Another view of the question of satisfaction—or dissatisfaction—with long-term management comes from a co-op in NYC. Built in the early 1950s and converted to co-op ownership in the 1980s, the property has been managed by a large Manhattan-based real estate management and brokerage firm since its conversion—and had the same managing agent for nearly 20 years. “As far as the company who manages us is concerned, they are very good,” says a board member, “and I must stress, our manager has been good. First and foremost is her honesty and integrity. But she’s nearing retirement and doesn’t seem as sharp as she once was. We have expressed displeasure with her but never officially discussed getting rid of her. Higher-ups from the management have attended our meetings so they could witness the proceedings and important issues, but nothing has happened officially.”
The board member goes on to say that “we now have an administrative assistant at the property who’s doing things our manager should be doing. Though she’s an employee of the management company, we pay for her.”
The addition of the assistant has quieted the push for a new manager for the time being, though the board member says some on the board believe that a new manager would do things differently—and likely better. “Perhaps he or she would be more analytical with issues and problems and take more initiative with settling disputes. Our current manager is good at presenting things in a fair way, but doesn’t take initiative with resolving them. We would appreciate more analytics and more recommendations.”
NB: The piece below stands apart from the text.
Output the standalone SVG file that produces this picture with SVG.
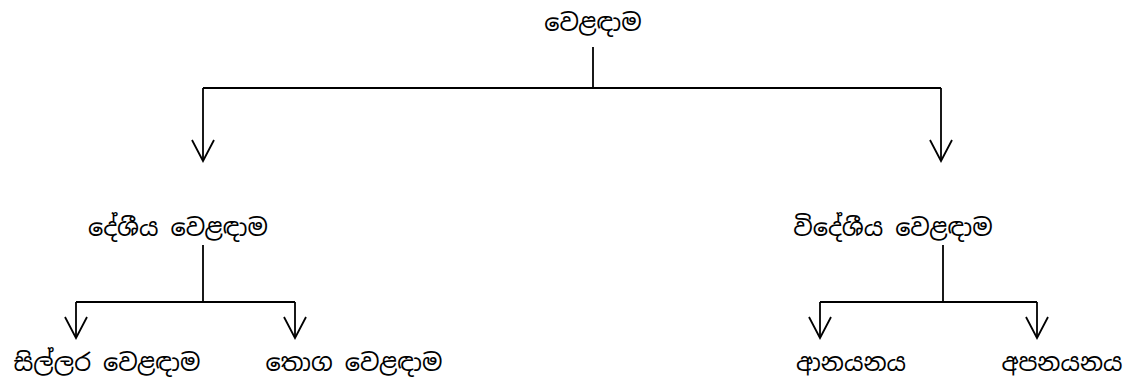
<svg xmlns="http://www.w3.org/2000/svg" width="1133" height="381" viewBox="0 0 1133 381">
<style>
text{font-family:"Noto Sans Sinhala","Noto Serif Sinhala","Noto Sans",sans-serif;font-size:24px;fill:#000;text-anchor:middle}
.c{fill:none;stroke:#000;stroke-width:1.8}
</style>
<defs>
<marker id="ah" markerWidth="26" markerHeight="26" refX="23" refY="13" orient="auto" markerUnits="userSpaceOnUse" viewBox="0 0 26 26">
<path d="M2 2 L23 13 L2 24" fill="none" stroke="#000" stroke-width="1.8"/>
</marker>
</defs>
<g id="connectors" class="c">
<path d="M593 47 V88"/>
<path d="M203 88 H941"/>
<path d="M203 88 V161" marker-end="url(#ah)"/>
<path d="M941 88 V161" marker-end="url(#ah)"/>
<path d="M203 245 V302"/>
<path d="M76 302 H295"/>
<path d="M76 302 V338" marker-end="url(#ah)"/>
<path d="M295 302 V338" marker-end="url(#ah)"/>
<path d="M943 245 V302"/>
<path d="M820 302 H1037"/>
<path d="M820 302 V338" marker-end="url(#ah)"/>
<path d="M1037 302 V338" marker-end="url(#ah)"/>
</g>
<g id="n-root"><text x="593" y="31">වෙළඳාම</text></g>
<g id="n-local"><text x="178" y="236">දේශීය වෙළඳාම</text></g>
<g id="n-foreign"><text x="893" y="236">විදේශීය වෙළඳාම</text></g>
<g id="n-retail"><text x="107" y="371">සිල්ලර වෙළඳාම</text></g>
<g id="n-wholesale"><text x="354" y="371">තොග වෙළඳාම</text></g>
<g id="n-import"><text x="851" y="371">ආනයනය</text></g>
<g id="n-export"><text x="1062" y="371">අපනයනය</text></g>
</svg>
When the time does come to bring on a new manager or management firm, the Boston board member recommends seeking out a property manager with a fair amount of experience; for them, that means a minimum of 10 years in the field. It should also be someone with excellent communication skills. And whether an independent manager or a larger firm, they should have strong financial management systems and regular, thorough reports on how they manage client communities’ finances. All good advice from someone who has been there. More than once.